Ireland is hosting the 50th annual event for the first time since 1932. So, what will go down?

Boys of the Palestina Choir are to perform at the Congress
Boys of the Palestina Choir are to perform at the Congress
Image: Niall Carson/PA Wire/Press Association Images

ALTHOUGH THE POPE is unlikely to make an appearance, organisers of the International Eucharistic Congress (IEC) still expect the participation of tens of thousands of people at the Catholic Church’s festival.

Many details of the eight-day-long event have already been released, with around 25,000 people a day expected to visit Dublin.
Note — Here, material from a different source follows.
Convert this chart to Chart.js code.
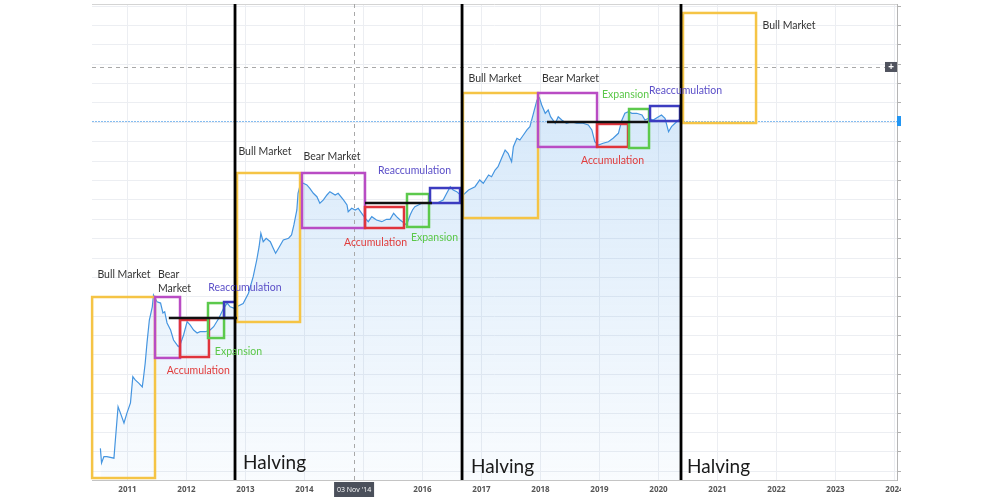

The programme will culminate in a massive gathering at a full Croke Park on 17 June. Organisers believe more than 80,000 people will turn up to celebrate the Final Mass.
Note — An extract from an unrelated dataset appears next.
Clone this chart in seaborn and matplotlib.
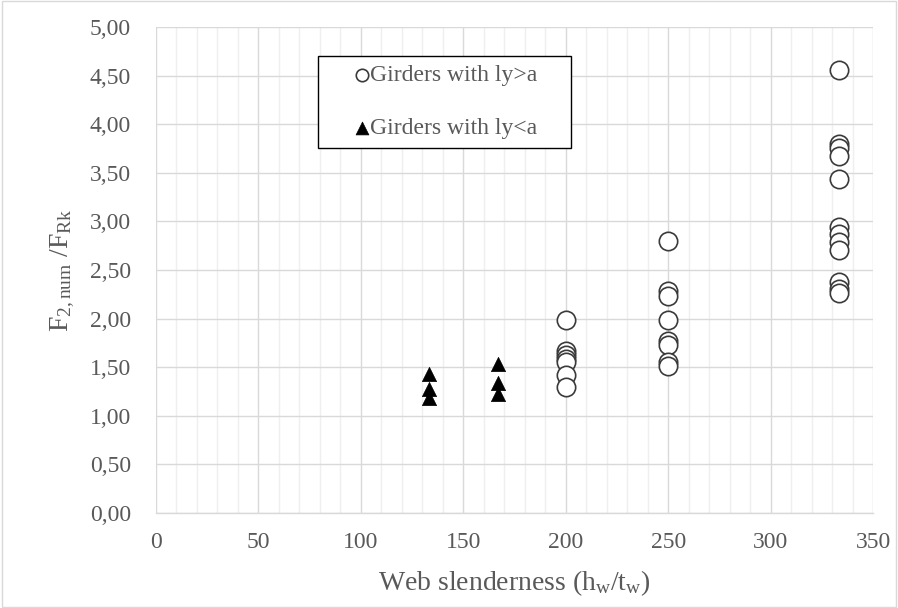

About 12,000 international pilgrims from at least 95 different countries will descend on Ireland’s capital for the week-long festival of faith. For the occasion, the Royal Dublin Society in Ballsbridge will be transformed into a Eucharistic Village, including a liturgy, prayer space and more than 100 exhibition stands.
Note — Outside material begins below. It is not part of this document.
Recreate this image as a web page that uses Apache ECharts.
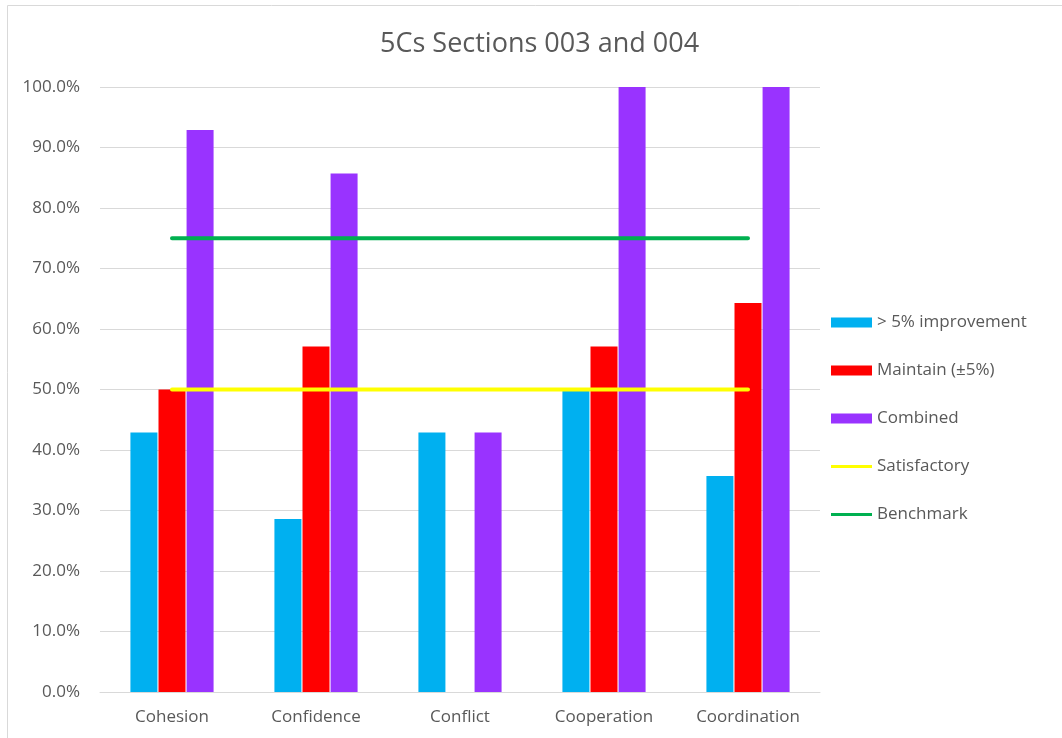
<!DOCTYPE html>
<html>
<head>
<meta charset="utf-8">
<script src="https://cdn.jsdelivr.net/npm/echarts@6/dist/echarts.min.js"></script>
<style>
  html, body { margin: 0; padding: 0; background: #fff; }
  #chart { width: 1062px; height: 738px; }
</style>
</head>
<body>
<div id="chart"></div>
<script>
// 5Cs survey results for sections 003 and 004 (percent of students)
const categories = ['Cohesion', 'Confidence', 'Conflict', 'Cooperation', 'Coordination'];
const improvement = [42.9, 28.6, 42.9, 50.0, 35.7];
const maintain = [50.0, 57.1, 0, 57.1, 64.3];
const combined = [92.9, 85.7, 42.9, 100.0, 100.0];
const satisfactory = [50, 50, 50, 50, 50];
const benchmark = [75, 75, 75, 75, 75];

const FONT = '"Open Sans", "Noto Sans", sans-serif';
const TEXT = '#595959';
// thin horizontal stroke used as the legend key for the reference lines
const LINE_ICON = 'path://M0,0 M0,3.5 L41,3.5 L41,6.5 L0,6.5 Z M41,10';

const chart = echarts.init(document.getElementById('chart'));
chart.setOption({
  animation: false,
  textStyle: { fontFamily: FONT },
  graphic: [{
    type: 'rect',
    shape: { x: 7.5, y: 5.5, width: 1100, height: 800 },
    style: { fill: 'none', stroke: '#d9d9d9', lineWidth: 1 },
    silent: true
  }],
  title: {
    text: '5Cs Sections 003 and 004',
    left: 375,
    top: 26,
    textStyle: { fontFamily: FONT, fontSize: 27, fontWeight: 'normal', color: TEXT }
  },
  grid: { left: 100, right: 242, top: 87, bottom: 46, containLabel: false },
  legend: {
    orient: 'vertical',
    left: 826,
    top: 309,
    itemWidth: 41,
    itemHeight: 10,
    itemGap: 31,
    textStyle: { fontFamily: FONT, fontSize: 17, color: TEXT },
    data: [
      { name: '> 5% improvement', icon: 'rect' },
      { name: 'Maintain (±5%)', icon: 'rect' },
      { name: 'Combined', icon: 'rect' },
      { name: 'Satisfactory', icon: LINE_ICON },
      { name: 'Benchmark', icon: LINE_ICON }
    ]
  },
  xAxis: {
    type: 'category',
    data: categories,
    axisTick: { show: false },
    axisLine: { lineStyle: { color: '#d9d9d9', width: 1 } },
    axisLabel: { color: TEXT, fontSize: 17, fontFamily: FONT, margin: 17 }
  },
  yAxis: {
    type: 'value',
    min: 0,
    max: 100,
    interval: 10,
    axisLine: { show: false },
    axisTick: { show: false },
    splitLine: { lineStyle: { color: '#d9d9d9', width: 1 } },
    axisLabel: {
      color: TEXT, fontSize: 17, fontFamily: FONT, margin: 20,
      formatter: v => v.toFixed(1) + '%'
    }
  },
  series: [
    {
      name: '> 5% improvement', type: 'bar', data: improvement,
      barWidth: 27, barGap: '4%',
      itemStyle: { color: '#00B0F0' }
    },
    {
      name: 'Maintain (±5%)', type: 'bar', data: maintain,
      barWidth: 27, barGap: '4%',
      itemStyle: { color: '#FF0000' }
    },
    {
      name: 'Combined', type: 'bar', data: combined,
      barWidth: 27, barGap: '4%',
      itemStyle: { color: '#9933FF' }
    },
    {
      name: 'Satisfactory', type: 'line', data: satisfactory,
      symbol: 'none',
      lineStyle: { color: '#FFFF00', width: 4, cap: 'round' },
      itemStyle: { color: '#FFFF00' }
    },
    {
      name: 'Benchmark', type: 'line', data: benchmark,
      symbol: 'none',
      lineStyle: { color: '#00B050', width: 4, cap: 'round' },
      itemStyle: { color: '#00B050' }
    }
  ]
});
</script>
</body>
</html>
The religious festival’s opening ceremony will be also be held at the Dublin 4 venue on 10 June. There will be 18 keynote addresses given by international speakers and over 150 workshops and discussion groups held over the eight days.

Masses, prayers and liturgical celebrations will be said in seven languages and immediate translations will be available.

The congress, which takes place just every four years, aims to promote an awareness of the Eucharist as a centrepiece of the life and mission of the Catholic Church. The most recent congresses took place in Quebec in 2008 and Guadalajara in 2004.

The first and last time that Dublin hosted the event was in 1932. The theme for Ireland’s congress this time around is The Eucharist: Communion with Christ and with one Another.

As well as the festival goers, there will be between 2,000 and 3,000 volunteers working in Dublin from 10 to 17 June.

The congress’ version of the Olympic torch, the Eucharistic Bell, accompanied by four icons will also feature prominently in the celebrations as they journey through Ireland on their own pilgrimage.

The Eucharistic Congress Bell pilgrimage to St Senan’s Church, Enniscorthy. Image: IEC2012 via Facebook

IEC2012 organisers are hoping for about 2,500 young people (under the age of 25) to participate in activities such as workshops, dramas, interactive catechesis, concerts, games and art.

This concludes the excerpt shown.